While this section must be additional to an original version more like Luke’s, it is more than incidental. Given the lurching changes of scenario, we cannot simply treat the awkwardness of the scene as a reason to take it less seriously, let alone drop it. Despite—or because of—its lack of fit in the narrative world, it seems to pick up on the curious inclusion of “good and bad” guests earlier, which had sowed some seed of doubt to the effect that the re-configured invitation list was perhaps not the end of the story.

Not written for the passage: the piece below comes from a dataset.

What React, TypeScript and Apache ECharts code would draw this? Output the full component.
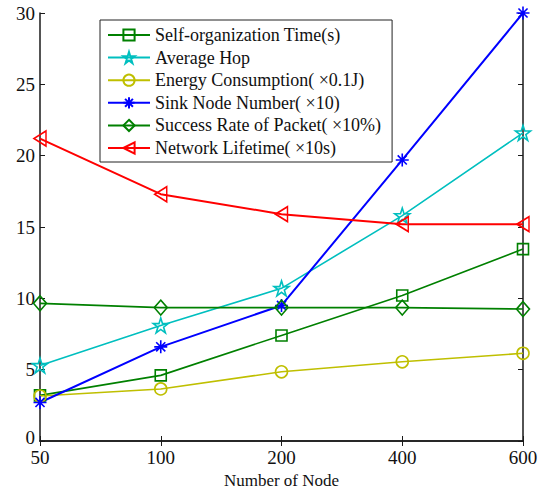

The fate meted out for lack of a garment indicates that some are present, even among the second group of invitees, who may not ultimately remain. Matthew thus seems to be challenging complacency about Christian belonging and commitment, as well as cautioning any smugness about the fate of Jerusalem. This theme of distinguishing between mere claims to membership and the reality of discipleship recurs often in this Gospel; it closes the Sermon on the Mount (7:21), and we will find it at the very end of our year of Matthew at the great Parable of the Judgement (25:45). Belonging to the Church as a mere social fact will not be enough (regardless of who has been displaced), for discipleship requires our real commitment and evidence.
The judgement to which Jerusalem has been subject, and which has driven in part the re-writing of the parable as an allegory, is not a neat matter of Israel’s failure and the substitution of the Gentiles. Whether we would call the wedding garment “faith” or “deeds”—Matthew would dispute such attempts at separating them, I suspect—the demands that God makes remain, as do the promises. We are called to the banquet, but also called to be worthy of its host.
The literary awkwardness of the parable, its compromise between pure parable and allegory, seems to be a way of saying in its actual form what it says also in content: do not assume you already know what is demanded of you, let alone that you have fulfilled it, any more than than you think you know what this parable is about or how it ends. The kingdom of heaven is like an invitation, like a banquet, like a command, and always a mystery.